Median Lot Size Dwindles
According to the U.S. Census Bureau, the median size of a lot for new construction in 2018 was 8,982 square feet, or about one-fifth of an acre. By comparison, the median size of a home lot in 2009 was 10,994 square feet, or one-fourth of an acre. That’s a square footage drop of 18.3 percent in average size.
Why are larger lots going away? Is less land being carved out for new homes in America? It boils down to price and preference.
First, let’s look at price.
The National Association of Home Builders (NAHB) reports the average cost of a lot for a single-family home is $85,139.
For builders, this means a hefty investment in land. If you apply the average lot cost to the 154,000 lots that Pulte, one of the largest homebuilders in the U.S., controlled as of June 30, 2019, you’re looking at more than $13 billion. While this a ballpark approximation, it gives you an idea of how much money homebuilders spend on land.
Land costs keep rising in large part because of a shortage of affordable, buildable lots, NAHB says.
Land also plays a sizeable role in the homebuying experience. The lot makes up roughly one-fourth of the sale price of a single-family home, meaning a smaller lot can dramatically reduce how much someone pays for a new place to live.
Lot Size No Longer Matters as Much
Aside from price considerations, there’s been a shift in buyers’ preferences related to lot size, particularly among older Americans.
In a 2018 survey conducted by NAHB, 22 percent of homebuyers had no requirement for a minimum lot size, while 9 percent wanted at least one-eighth of an acre and 18 percent wanted at least one-fourth of an acre. In other words, size didn’t matter all that much for nearly half of all buyers.
Disinterest in size of a lot is even more pronounced among baby boomers and seniors. The association’s survey found that more than one-fourth of that collective group of older buyers had no threshold for minimum lot size. Paul Emrath, NAHB’s vice president for survey and housing policy research, says those folks might favor small lots because they’re “less enthusiastic about doing yard work.”
Digging deeper into the survey results, 40 percent of all buyers said they’d be willing to settle for a smaller lot in order to afford a new home.

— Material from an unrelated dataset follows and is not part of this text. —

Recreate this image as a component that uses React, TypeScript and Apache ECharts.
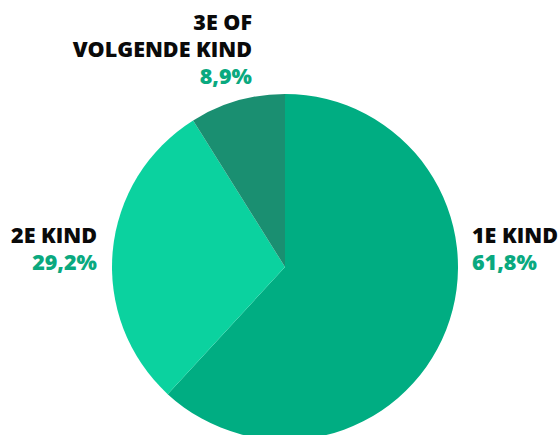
import React, { useEffect, useRef } from "react";
import * as echarts from "echarts";

const categories = ["1E KIND", "2E KIND", "3E OF\nVOLGENDE KIND"];
const values = [61.8, 29.2, 8.9];
const sliceColors = ["#00ad82", "#0bd29f", "#1a8f71"];
// label anchor: [x, y, align]
const labelAnchors: [number, number, "left" | "right"][] = [
  [472, 221, "left"],
  [97, 221, "right"],
  [252, 8, "right"],
];

export default function App() {
  const ref = useRef<HTMLDivElement>(null);
  useEffect(() => {
    if (!ref.current) return;
    const chart = echarts.init(ref.current, undefined, { renderer: "svg" });
    const fmt = (v: number) => v.toFixed(1).replace(".", ",") + "%";
    chart.setOption({
      animation: false,
      backgroundColor: "#ffffff",
      series: [
        {
          type: "pie",
          center: [285, 267],
          radius: 173,
          startAngle: 90,
          clockwise: true,
          labelLine: { show: false },
          data: categories.map((c, i) => ({
            name: c,
            value: values[i],
            itemStyle: { color: sliceColors[i] },
            label: {
              show: true,
              position: "outside",
              overflow: "none",
              width: 300,
              formatter: () =>
                c
                  .split("\n")
                  .map((l) => `{n|${l}}`)
                  .join("\n") + `\n{p|${fmt(values[i])}}`,
              rich: {
                n: {
                  fontFamily: "Open Sans",
                  fontWeight: 800,
                  fontSize: 21.5,
                  lineHeight: 27,
                  color: "#0a0a0a",
                  align: labelAnchors[i][2],
                },
                p: {
                  fontFamily: "Open Sans",
                  fontWeight: 800,
                  fontSize: 21.5,
                  lineHeight: 27,
                  color: "#0aa97f",
                  align: labelAnchors[i][2],
                },
              },
            },
          })),
          labelLayout: (params: any) => {
            const a = labelAnchors[params.dataIndex];
            return { x: a[0], y: a[1], align: a[2], verticalAlign: "top", hideOverlap: false };
          },
        },
      ],
    });
    return () => chart.dispose();
  }, []);
  return (
    <div
      ref={ref}
      style={{ position: "absolute", left: 0, top: 0, width: 558, height: 435 }}
    />
  );
}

That’s up from 30 percent in NAHB’s 2003 survey.
That doesn’t mean, though, that homebuyers are necessarily sacrificing home size when they pick smaller lots.
Research published in 2017 by the Federal Reserve shows the median size of a single-family home built from 1980 to 2014 grew by 50 percent, but the median lot size decreased by more than 20 percent during the same period. In other words, builders are squeezing bigger homes onto smaller lots.